AVAILABLE RECORDS
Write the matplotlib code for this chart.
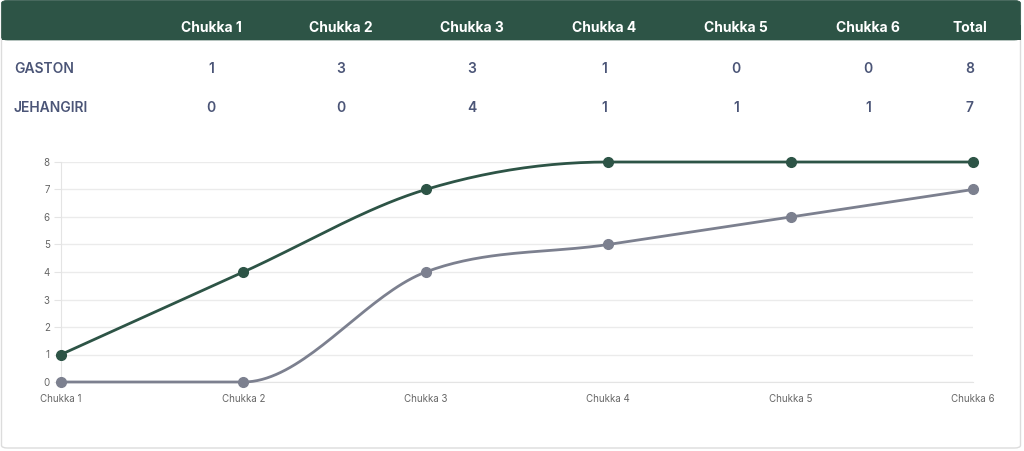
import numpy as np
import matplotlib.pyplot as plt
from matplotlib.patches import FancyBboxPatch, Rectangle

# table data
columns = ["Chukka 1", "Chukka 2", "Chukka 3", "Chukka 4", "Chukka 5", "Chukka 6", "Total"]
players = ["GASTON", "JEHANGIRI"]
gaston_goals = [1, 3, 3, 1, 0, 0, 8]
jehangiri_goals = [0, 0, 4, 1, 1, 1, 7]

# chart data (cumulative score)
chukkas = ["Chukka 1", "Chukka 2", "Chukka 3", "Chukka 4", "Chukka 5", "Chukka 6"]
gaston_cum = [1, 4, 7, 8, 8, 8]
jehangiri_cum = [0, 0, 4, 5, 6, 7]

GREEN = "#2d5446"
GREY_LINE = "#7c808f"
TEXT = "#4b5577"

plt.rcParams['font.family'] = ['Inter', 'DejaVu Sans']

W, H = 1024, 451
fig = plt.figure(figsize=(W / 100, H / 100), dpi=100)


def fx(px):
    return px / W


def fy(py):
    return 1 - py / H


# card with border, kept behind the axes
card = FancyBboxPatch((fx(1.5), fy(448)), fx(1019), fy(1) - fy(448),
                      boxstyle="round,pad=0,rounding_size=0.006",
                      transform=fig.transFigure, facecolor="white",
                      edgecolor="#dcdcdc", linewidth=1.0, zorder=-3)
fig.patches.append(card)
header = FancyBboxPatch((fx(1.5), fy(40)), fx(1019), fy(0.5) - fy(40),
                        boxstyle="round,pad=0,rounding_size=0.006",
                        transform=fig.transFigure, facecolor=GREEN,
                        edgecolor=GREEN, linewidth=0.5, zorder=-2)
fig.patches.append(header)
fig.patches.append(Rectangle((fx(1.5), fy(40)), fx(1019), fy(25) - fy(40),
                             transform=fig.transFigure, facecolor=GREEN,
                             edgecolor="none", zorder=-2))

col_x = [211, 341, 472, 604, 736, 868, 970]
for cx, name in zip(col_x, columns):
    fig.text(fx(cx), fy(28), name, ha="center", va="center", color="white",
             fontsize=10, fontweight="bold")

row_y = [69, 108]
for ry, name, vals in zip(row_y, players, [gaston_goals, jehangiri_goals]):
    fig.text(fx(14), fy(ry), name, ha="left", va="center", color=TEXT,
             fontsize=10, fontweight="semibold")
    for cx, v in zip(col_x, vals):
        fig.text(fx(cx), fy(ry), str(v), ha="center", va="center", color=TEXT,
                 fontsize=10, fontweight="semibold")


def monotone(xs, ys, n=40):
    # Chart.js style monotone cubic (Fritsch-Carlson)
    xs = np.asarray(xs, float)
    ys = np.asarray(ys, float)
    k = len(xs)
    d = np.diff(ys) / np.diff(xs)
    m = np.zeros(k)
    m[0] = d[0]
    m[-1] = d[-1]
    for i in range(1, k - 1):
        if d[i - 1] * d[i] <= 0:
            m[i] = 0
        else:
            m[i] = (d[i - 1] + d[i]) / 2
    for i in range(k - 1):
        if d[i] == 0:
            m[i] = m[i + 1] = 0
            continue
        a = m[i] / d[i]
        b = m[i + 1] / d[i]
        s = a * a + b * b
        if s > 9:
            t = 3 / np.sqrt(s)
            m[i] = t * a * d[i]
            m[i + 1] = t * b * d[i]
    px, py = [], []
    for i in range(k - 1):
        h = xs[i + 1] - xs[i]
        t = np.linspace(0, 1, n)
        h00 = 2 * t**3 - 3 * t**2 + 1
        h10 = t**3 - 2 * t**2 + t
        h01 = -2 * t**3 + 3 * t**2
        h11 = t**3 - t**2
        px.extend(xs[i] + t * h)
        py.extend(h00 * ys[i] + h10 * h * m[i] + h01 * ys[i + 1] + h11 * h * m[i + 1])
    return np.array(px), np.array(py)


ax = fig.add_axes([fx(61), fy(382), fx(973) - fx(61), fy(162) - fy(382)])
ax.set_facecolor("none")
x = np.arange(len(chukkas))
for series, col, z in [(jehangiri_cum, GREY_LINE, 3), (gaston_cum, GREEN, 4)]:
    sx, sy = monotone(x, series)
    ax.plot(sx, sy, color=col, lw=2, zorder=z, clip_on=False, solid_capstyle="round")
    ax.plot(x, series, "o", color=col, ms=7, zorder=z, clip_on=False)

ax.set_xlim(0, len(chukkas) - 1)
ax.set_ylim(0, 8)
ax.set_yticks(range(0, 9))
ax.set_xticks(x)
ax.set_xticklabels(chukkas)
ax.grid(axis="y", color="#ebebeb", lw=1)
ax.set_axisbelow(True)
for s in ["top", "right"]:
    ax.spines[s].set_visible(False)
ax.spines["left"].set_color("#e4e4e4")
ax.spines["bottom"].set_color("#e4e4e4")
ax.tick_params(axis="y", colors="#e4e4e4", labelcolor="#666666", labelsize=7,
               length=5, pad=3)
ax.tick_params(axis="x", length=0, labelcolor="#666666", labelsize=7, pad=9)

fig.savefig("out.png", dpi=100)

...

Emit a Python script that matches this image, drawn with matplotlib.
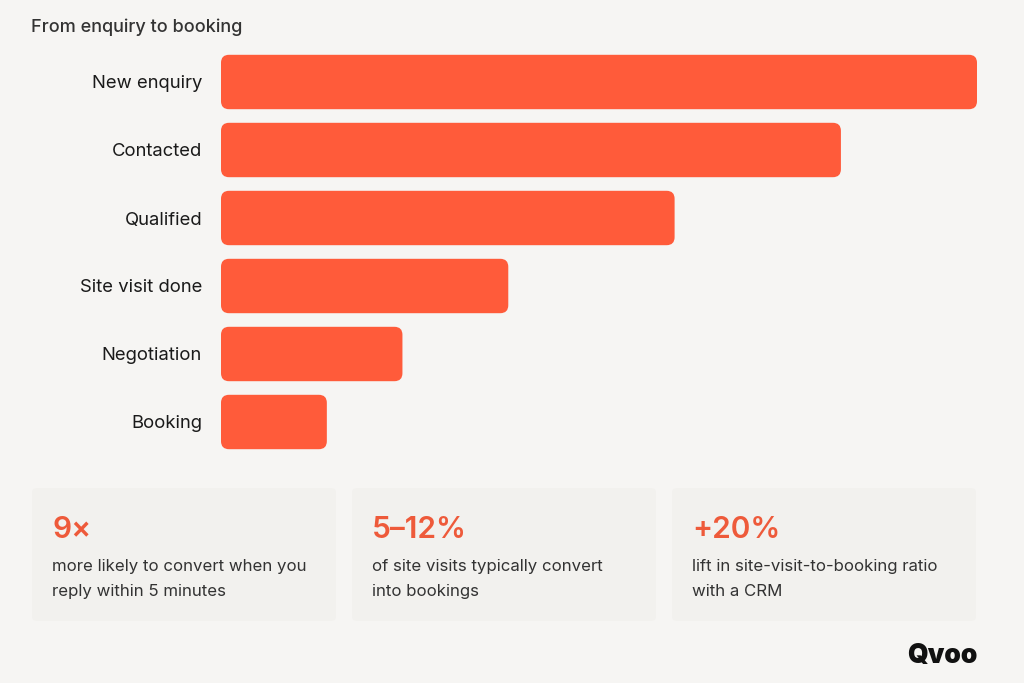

WORK TO BE COMPLETED
Transcribe exactly the lines between the one containing "Write the matplotlib code for this chart." and the one containing "jehangiri_goals = [0, 0, 4, 1, 1, 1, 7]", counting both ends. Pictures are not copied.

CORRECT OUTPUT
Write the matplotlib code for this chart.
import numpy as np
import matplotlib.pyplot as plt
from matplotlib.patches import FancyBboxPatch, Rectangle

# table data
columns = ["Chukka 1", "Chukka 2", "Chukka 3", "Chukka 4", "Chukka 5", "Chukka 6", "Total"]
players = ["GASTON", "JEHANGIRI"]
gaston_goals = [1, 3, 3, 1, 0, 0, 8]
jehangiri_goals = [0, 0, 4, 1, 1, 1, 7]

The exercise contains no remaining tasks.